*EXERCISE:*
Identify each line in the records below that contains the word "this", and copy it.

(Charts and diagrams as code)
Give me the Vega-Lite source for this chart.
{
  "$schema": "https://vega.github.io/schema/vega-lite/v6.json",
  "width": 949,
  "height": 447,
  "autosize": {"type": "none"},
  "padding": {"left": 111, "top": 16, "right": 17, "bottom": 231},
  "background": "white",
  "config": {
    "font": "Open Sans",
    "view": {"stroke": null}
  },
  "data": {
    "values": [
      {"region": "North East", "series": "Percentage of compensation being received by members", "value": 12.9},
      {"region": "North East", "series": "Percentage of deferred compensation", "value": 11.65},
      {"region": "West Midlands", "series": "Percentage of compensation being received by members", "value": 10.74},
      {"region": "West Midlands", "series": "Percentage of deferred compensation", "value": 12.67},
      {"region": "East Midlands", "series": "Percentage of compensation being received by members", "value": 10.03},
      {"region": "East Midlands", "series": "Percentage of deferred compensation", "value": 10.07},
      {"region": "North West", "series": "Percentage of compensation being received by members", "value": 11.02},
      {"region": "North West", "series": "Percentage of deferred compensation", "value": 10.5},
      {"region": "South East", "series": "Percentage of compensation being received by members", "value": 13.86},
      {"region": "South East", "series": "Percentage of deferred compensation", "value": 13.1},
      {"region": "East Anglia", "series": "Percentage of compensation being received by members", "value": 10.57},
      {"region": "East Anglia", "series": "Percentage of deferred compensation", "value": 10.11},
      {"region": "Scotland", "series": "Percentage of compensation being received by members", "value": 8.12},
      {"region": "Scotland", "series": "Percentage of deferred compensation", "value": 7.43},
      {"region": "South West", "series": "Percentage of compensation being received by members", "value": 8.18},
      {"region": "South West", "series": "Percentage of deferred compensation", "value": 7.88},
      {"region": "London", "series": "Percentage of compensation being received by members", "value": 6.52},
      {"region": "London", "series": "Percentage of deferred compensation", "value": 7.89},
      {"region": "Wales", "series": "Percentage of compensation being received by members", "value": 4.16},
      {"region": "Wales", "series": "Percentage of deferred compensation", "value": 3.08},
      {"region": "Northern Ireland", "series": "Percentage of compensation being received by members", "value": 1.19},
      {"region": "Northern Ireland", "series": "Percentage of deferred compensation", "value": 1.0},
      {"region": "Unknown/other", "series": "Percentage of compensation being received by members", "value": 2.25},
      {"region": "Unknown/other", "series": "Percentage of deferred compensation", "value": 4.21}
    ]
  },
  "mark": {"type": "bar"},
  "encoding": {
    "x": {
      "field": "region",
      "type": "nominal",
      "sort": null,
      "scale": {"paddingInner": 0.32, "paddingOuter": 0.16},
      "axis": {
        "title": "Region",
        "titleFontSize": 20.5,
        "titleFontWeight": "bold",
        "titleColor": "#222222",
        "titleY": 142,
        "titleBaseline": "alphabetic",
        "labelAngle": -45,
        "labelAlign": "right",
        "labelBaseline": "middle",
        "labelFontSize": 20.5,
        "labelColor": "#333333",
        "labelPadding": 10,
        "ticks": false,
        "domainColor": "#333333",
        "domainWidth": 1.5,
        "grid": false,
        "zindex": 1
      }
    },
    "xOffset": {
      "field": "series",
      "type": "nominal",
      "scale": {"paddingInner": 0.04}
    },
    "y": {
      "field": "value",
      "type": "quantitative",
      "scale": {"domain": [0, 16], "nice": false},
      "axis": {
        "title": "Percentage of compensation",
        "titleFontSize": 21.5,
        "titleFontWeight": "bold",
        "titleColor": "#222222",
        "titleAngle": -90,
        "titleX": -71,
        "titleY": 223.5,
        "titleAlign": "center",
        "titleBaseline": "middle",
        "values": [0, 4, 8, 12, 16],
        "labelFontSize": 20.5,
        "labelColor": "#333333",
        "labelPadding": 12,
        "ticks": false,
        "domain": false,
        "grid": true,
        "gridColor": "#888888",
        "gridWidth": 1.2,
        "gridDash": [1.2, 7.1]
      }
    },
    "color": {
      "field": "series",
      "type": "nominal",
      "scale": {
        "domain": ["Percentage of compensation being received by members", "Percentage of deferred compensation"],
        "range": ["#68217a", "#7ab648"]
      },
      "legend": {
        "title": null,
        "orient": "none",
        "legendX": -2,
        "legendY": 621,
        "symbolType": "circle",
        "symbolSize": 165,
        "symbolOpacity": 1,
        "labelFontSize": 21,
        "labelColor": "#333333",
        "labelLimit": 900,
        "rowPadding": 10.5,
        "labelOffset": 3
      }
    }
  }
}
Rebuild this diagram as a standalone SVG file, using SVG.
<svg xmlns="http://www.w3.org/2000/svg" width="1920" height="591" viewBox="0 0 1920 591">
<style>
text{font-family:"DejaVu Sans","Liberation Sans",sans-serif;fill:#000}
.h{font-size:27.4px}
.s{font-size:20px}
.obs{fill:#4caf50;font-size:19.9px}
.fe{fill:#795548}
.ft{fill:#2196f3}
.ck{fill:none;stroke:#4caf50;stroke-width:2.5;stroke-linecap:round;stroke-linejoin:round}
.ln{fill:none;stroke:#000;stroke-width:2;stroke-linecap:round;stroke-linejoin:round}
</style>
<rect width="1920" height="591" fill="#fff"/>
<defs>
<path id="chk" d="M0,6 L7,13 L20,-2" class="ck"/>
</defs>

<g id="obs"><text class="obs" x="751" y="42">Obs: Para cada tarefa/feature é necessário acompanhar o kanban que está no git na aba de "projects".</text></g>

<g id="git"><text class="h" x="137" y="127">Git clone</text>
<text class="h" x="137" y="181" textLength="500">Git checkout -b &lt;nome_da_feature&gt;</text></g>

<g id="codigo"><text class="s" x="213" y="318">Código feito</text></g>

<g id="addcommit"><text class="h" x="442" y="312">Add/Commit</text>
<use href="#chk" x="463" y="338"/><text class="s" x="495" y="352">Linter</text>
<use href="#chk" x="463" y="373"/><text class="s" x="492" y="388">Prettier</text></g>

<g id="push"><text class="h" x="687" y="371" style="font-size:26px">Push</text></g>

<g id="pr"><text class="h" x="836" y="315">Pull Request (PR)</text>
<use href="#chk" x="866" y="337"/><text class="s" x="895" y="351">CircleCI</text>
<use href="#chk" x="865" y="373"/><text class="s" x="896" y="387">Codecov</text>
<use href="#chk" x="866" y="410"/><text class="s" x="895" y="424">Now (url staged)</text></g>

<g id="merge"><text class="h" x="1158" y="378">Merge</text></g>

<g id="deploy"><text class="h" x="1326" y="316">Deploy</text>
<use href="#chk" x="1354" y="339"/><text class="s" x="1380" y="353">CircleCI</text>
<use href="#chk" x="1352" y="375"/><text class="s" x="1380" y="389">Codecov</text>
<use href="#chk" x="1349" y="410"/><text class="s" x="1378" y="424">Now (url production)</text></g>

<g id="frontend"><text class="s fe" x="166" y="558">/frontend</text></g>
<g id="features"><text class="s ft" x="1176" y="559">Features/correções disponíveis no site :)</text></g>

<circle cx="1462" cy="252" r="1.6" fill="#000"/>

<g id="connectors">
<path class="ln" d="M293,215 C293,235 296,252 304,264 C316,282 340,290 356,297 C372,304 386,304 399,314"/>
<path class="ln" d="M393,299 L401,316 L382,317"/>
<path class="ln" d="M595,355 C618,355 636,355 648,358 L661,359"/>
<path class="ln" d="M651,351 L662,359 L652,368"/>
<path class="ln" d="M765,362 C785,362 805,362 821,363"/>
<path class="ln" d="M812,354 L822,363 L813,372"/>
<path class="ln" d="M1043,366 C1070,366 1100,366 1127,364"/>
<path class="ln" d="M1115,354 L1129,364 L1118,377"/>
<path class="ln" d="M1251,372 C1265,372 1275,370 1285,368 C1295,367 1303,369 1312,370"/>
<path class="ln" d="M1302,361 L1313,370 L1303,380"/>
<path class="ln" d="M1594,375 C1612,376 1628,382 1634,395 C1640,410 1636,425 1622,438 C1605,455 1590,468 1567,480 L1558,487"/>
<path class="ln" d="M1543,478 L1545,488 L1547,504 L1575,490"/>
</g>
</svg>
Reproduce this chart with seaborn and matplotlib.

*RESULT:*
Give me the Vega-Lite source for this chart.
Rebuild this diagram as a standalone SVG file, using SVG.
Reproduce this chart with seaborn and matplotlib.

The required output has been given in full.